Development endpoints

A development endpoint is an environment that you can use to develop and test your AWS Glue scripts. You can use AWS Glue to create, edit, and delete development endpoints. The Dev Endpoints tab on the AWS Glue console lists all the development endpoints that are created. You can add, delete, or rotate the SSH key of a development endpoint. You can also create notebooks that use the development endpoint.

You provide configuration values to provision the development environments. These values tell AWS Glue how to set up the network so that you can access the development endpoint securely, and so that your endpoint can access your data stores. Then, you can create a notebook that connects to the development endpoint. You use your notebook to author and test your ETL script.

Use an AWS Identity and Access Management (IAM) role with permissions similar to the IAM role that you use to run AWS Glue ETL jobs. Use a virtual private cloud (VPC), a subnet, and a security group to create a development endpoint that can connect to your data resources securely. You generate an SSH key pair to connect to the development environment using SSH.

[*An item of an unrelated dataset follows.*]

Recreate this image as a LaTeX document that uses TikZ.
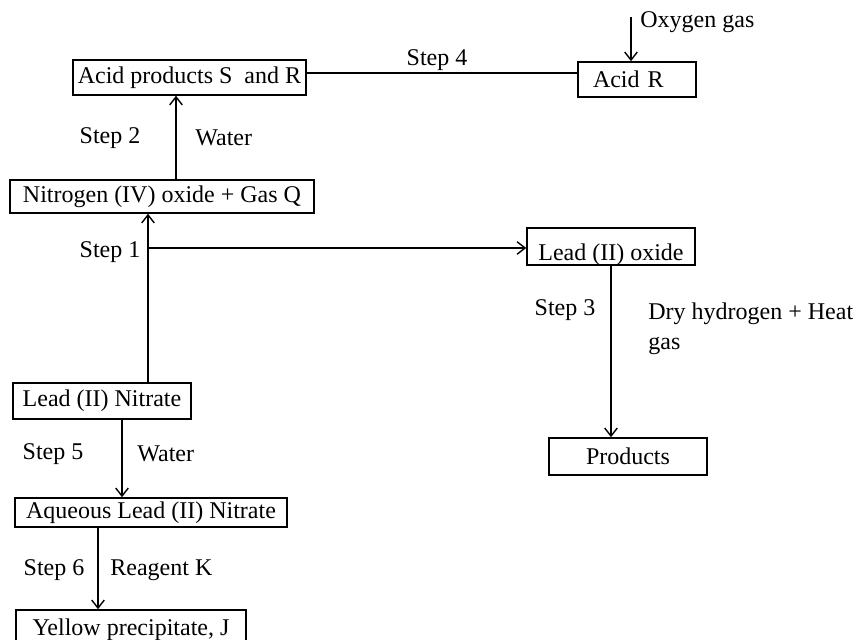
\documentclass[tikz,border=0pt]{standalone}
\usepackage{fontspec}
\setmainfont{Liberation Serif}
\usepackage{tikz}
\usetikzlibrary{arrows.meta,positioning,calc}
\tikzset{
  flowarrow/.style={-{Straight Barb[length=1.4mm,width=2.2mm]}, line width=0.7pt, draw=black},
  plainline/.style={line width=0.7pt, draw=black},
  chembox/.style={draw=black, line width=0.8pt, inner sep=0pt, align=center,
    font=\fontsize{12}{15}\selectfont},
  steplabel/.style={font=\fontsize{12}{15}\selectfont, inner sep=1pt},
  notelabel/.style={font=\fontsize{12}{15}\selectfont, inner sep=1pt, anchor=west, align=left}
}

\begin{document}
\begin{tikzpicture}[x=0.5pt,y=-0.5pt]
        \useasboundingbox (0,0) rectangle (859,640);
        \clip (0,0) rectangle (859,640);

        % boxes
        \node[chembox, minimum width=116.5pt, minimum height=17.5pt] (acid) at (189.5,77.5) {Acid products S~ and R};
        \node[chembox, text width=44pt, inner xsep=7.5pt, minimum height=17.5pt, align=left] (acidr) at (637,79.5) {Acid R};
        \node[chembox, minimum width=152pt, minimum height=16.5pt] (nitro) at (162,196.5) {Nitrogen (IV) oxide + Gas Q};
        \node[chembox, minimum width=84pt, minimum height=18.5pt,
              text height=15pt, text depth=1pt] (leadox) at (611,246.5) {Lead (II) oxide};
        \node[chembox, minimum width=89pt, minimum height=18pt] (leadnit) at (102,401) {Lead (II) Nitrate};
        \node[chembox, minimum width=79pt, minimum height=18.5pt] (products) at (628,456.5) {Products};
        \node[chembox, minimum width=136pt, minimum height=14.5pt] (aqueous) at (151,512.5) {Aqueous Lead (II) Nitrate};
        \node[chembox, minimum width=115pt, minimum height=20pt] (yellow) at (131,630) {Yellow precipitate, J};

        % labels
        \node[steplabel] (step4) at (437,60) {Step 4};
        \node[notelabel] (oxy) at (638,22) {Oxygen gas};
        \node[steplabel] (step2) at (110,138) {Step 2};
        \node[notelabel] (water1) at (193,138) {Water};
        \node[steplabel] (step1) at (110,252) {Step 1};
        \node[steplabel] (step3) at (565,310) {Step 3};
        \node[notelabel, anchor=north west] (dryh) at (646,300) {Dry hydrogen + Heat\\gas};
        \node[steplabel] (step5) at (53,454) {Step 5};
        \node[notelabel] (water2) at (135,454) {Water};
        \node[steplabel] (step6) at (54,570) {Step 6};
        \node[notelabel] (reagent) at (108,570) {Reagent K};

        \coordinate (oxytop) at (631,17);
        \coordinate (branch) at (148,248);

        % connectors
        \draw[plainline] ([yshift=2.25pt]acid.east) -- ([yshift=2.25pt]acid.east -| acidr.west);
        \draw[flowarrow] (oxytop) -- (oxytop |- acidr.north);
        \draw[flowarrow] ([xshift=7pt]nitro.north) -- ([xshift=7pt]nitro.north |- acid.south);
        \draw[flowarrow] ([xshift=23pt]leadnit.north) -- ([xshift=23pt]leadnit.north |- nitro.south);
        \draw[flowarrow] (branch) -- (branch -| leadox.west);
        \draw[flowarrow] (leadox.south) -- (leadox.south |- products.north);
        \draw[flowarrow] ([xshift=10pt]leadnit.south) -- ([xshift=10pt]leadnit.south |- aqueous.north);
        \draw[flowarrow] ([xshift=-26.5pt]aqueous.south) -- ([xshift=-26.5pt]aqueous.south |- yellow.north);
    \end{tikzpicture}
\end{document}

You can create development endpoints for Amazon S3 data and within a VPC that you can use to access datasets using JDBC.

You can install an Apache Zeppelin notebook on your local machine and use it to debug and test ETL scripts on a development endpoint. Or, you can host the Zeppelin notebook on an Amazon EC2 instance. A notebook server is a web-based environment that you can use to run your PySpark statements.

AWS Glue tags Amazon EC2 instances with a name that is prefixed with aws-glue-dev-endpoint.

You can set up a notebook server on a development endpoint to run PySpark statements with AWS Glue extensions. For more information about Zeppelin notebooks, see Apache Zeppelin.